▶ [Stored records]:
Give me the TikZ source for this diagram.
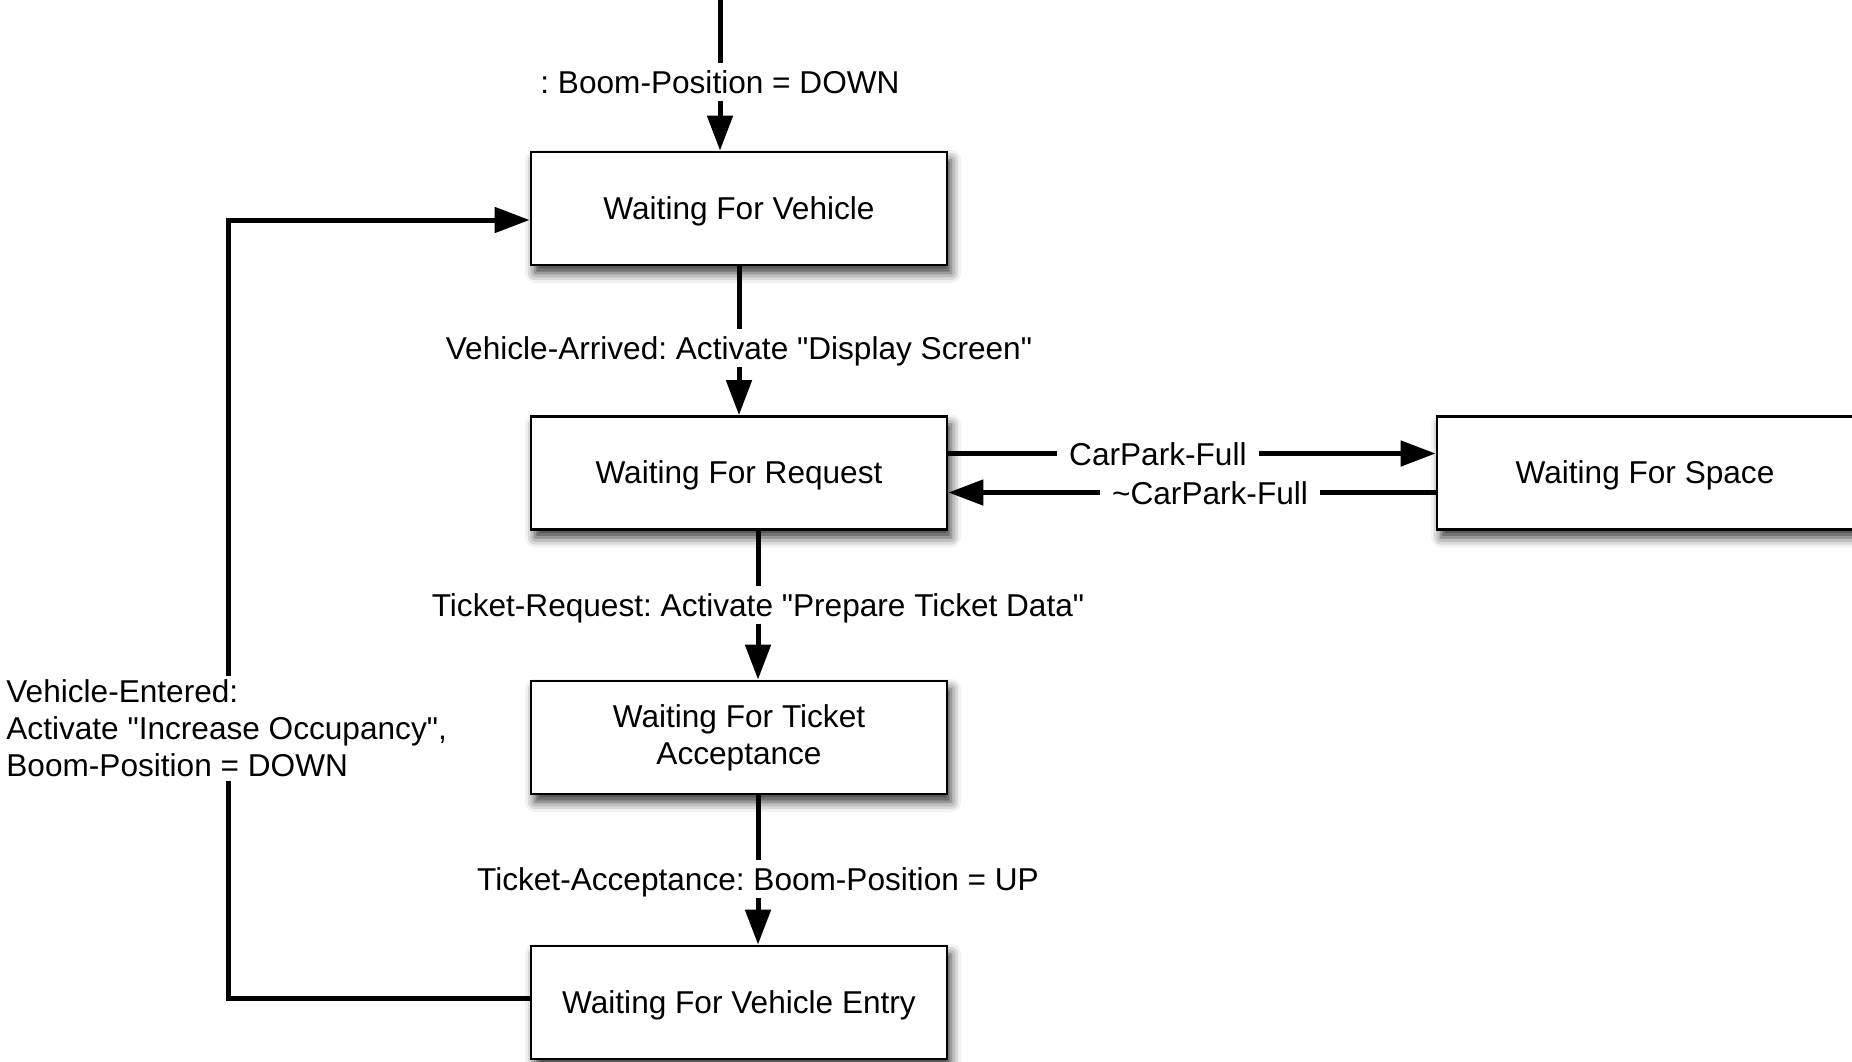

* * *

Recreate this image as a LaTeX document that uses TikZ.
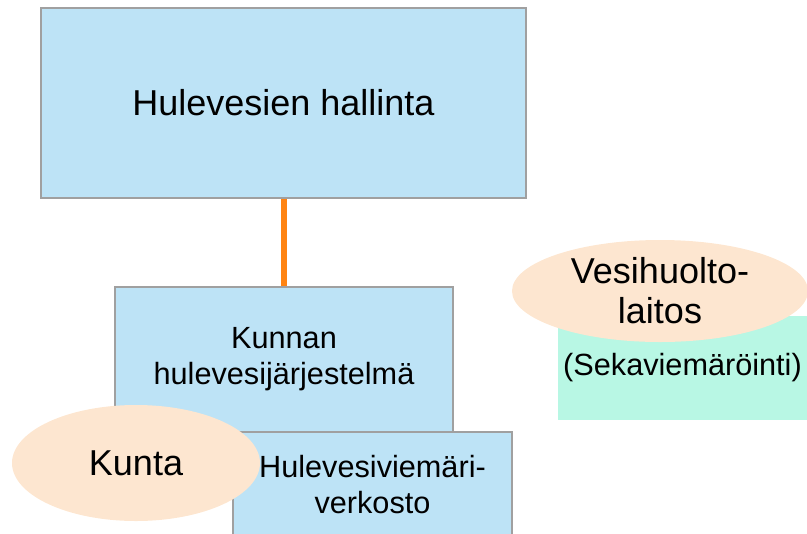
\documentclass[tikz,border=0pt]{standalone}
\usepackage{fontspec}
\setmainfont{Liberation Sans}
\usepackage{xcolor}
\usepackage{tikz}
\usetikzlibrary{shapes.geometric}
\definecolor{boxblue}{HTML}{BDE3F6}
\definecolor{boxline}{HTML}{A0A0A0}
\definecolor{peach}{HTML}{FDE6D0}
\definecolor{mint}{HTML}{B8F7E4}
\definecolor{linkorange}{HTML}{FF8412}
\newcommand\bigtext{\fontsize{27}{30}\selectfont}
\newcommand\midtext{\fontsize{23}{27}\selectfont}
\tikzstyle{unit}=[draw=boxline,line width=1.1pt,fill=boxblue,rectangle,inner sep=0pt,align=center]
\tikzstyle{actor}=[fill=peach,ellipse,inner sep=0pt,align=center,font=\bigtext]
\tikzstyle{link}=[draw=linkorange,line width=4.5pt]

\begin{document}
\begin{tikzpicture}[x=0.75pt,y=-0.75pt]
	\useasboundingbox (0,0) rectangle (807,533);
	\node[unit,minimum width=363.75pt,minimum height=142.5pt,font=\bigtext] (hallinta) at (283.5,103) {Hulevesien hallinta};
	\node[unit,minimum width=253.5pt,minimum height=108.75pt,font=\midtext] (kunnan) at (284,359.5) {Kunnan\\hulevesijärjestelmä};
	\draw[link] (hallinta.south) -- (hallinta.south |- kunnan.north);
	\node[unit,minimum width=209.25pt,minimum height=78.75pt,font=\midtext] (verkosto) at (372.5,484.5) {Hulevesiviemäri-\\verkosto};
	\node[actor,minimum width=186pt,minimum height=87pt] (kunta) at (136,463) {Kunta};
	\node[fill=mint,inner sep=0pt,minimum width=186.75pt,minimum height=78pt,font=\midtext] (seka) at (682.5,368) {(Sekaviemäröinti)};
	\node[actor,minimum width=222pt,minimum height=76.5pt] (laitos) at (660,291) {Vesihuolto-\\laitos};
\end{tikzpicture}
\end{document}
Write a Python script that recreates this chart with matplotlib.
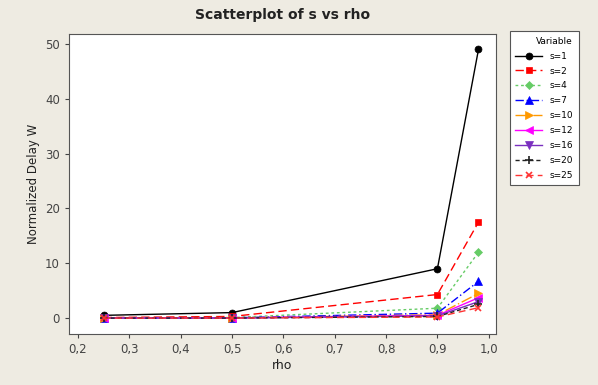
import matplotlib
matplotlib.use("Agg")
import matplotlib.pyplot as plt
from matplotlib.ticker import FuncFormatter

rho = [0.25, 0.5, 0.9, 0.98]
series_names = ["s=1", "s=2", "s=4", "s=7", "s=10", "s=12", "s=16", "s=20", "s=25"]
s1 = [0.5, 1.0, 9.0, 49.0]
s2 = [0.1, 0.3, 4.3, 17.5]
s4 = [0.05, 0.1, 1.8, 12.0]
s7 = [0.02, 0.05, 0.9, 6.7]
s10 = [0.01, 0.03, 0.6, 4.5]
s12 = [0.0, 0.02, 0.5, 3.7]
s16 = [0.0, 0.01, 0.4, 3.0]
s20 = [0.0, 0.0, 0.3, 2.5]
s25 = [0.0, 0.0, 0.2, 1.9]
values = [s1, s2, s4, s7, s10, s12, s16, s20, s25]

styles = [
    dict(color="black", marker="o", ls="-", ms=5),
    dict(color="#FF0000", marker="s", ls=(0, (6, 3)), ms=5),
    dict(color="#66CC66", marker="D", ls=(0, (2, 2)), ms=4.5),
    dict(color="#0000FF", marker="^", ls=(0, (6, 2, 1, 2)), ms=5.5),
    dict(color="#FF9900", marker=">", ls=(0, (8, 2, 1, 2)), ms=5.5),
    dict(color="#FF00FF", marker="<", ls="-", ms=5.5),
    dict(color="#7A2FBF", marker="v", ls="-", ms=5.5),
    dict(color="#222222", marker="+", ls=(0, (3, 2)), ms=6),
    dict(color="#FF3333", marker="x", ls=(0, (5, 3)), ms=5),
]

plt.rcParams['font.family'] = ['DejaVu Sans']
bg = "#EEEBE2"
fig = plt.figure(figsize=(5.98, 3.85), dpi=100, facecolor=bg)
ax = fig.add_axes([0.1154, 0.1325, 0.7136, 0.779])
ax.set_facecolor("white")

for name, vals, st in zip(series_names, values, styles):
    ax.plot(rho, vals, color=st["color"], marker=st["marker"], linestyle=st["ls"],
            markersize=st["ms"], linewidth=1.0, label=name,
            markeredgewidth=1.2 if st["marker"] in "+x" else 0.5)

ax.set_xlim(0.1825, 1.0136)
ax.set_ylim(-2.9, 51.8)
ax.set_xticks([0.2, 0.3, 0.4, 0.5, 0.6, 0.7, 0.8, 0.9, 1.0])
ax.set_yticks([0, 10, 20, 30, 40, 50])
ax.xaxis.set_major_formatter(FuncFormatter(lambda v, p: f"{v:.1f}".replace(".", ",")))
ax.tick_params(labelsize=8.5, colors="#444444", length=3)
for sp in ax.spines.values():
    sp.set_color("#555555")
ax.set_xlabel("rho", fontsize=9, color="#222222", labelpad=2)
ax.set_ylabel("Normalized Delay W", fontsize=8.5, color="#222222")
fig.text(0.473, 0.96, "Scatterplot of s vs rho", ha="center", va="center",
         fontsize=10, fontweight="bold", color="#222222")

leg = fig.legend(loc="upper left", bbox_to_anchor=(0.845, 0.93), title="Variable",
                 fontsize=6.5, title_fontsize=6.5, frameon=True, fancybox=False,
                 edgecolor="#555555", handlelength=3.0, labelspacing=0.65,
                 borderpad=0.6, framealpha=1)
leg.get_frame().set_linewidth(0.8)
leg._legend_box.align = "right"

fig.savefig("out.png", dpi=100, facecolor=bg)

---

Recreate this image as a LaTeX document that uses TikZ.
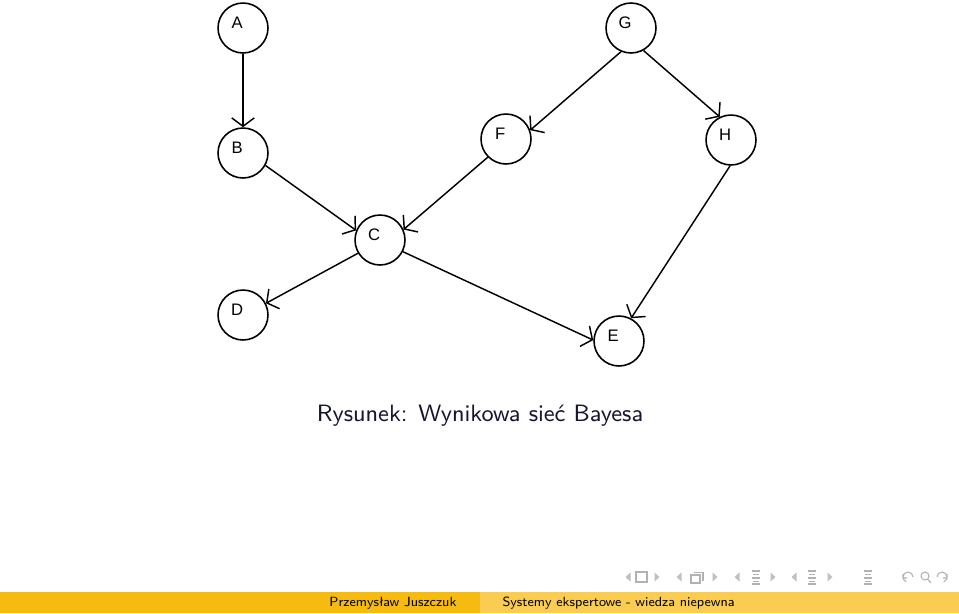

▶ [Problem details]: In the listing above, find the line containing "Write a Python" and the line containing "values = [s1, s2, s4, s7, s10, s12, s16, s20, s25]". Print those two lines and every line between them exactly, with no pictures.

▶ [Expected answer]:
Write a Python script that recreates this chart with matplotlib.
import matplotlib
matplotlib.use("Agg")
import matplotlib.pyplot as plt
from matplotlib.ticker import FuncFormatter

rho = [0.25, 0.5, 0.9, 0.98]
series_names = ["s=1", "s=2", "s=4", "s=7", "s=10", "s=12", "s=16", "s=20", "s=25"]
s1 = [0.5, 1.0, 9.0, 49.0]
s2 = [0.1, 0.3, 4.3, 17.5]
s4 = [0.05, 0.1, 1.8, 12.0]
s7 = [0.02, 0.05, 0.9, 6.7]
s10 = [0.01, 0.03, 0.6, 4.5]
s12 = [0.0, 0.02, 0.5, 3.7]
s16 = [0.0, 0.01, 0.4, 3.0]
s20 = [0.0, 0.0, 0.3, 2.5]
s25 = [0.0, 0.0, 0.2, 1.9]
values = [s1, s2, s4, s7, s10, s12, s16, s20, s25]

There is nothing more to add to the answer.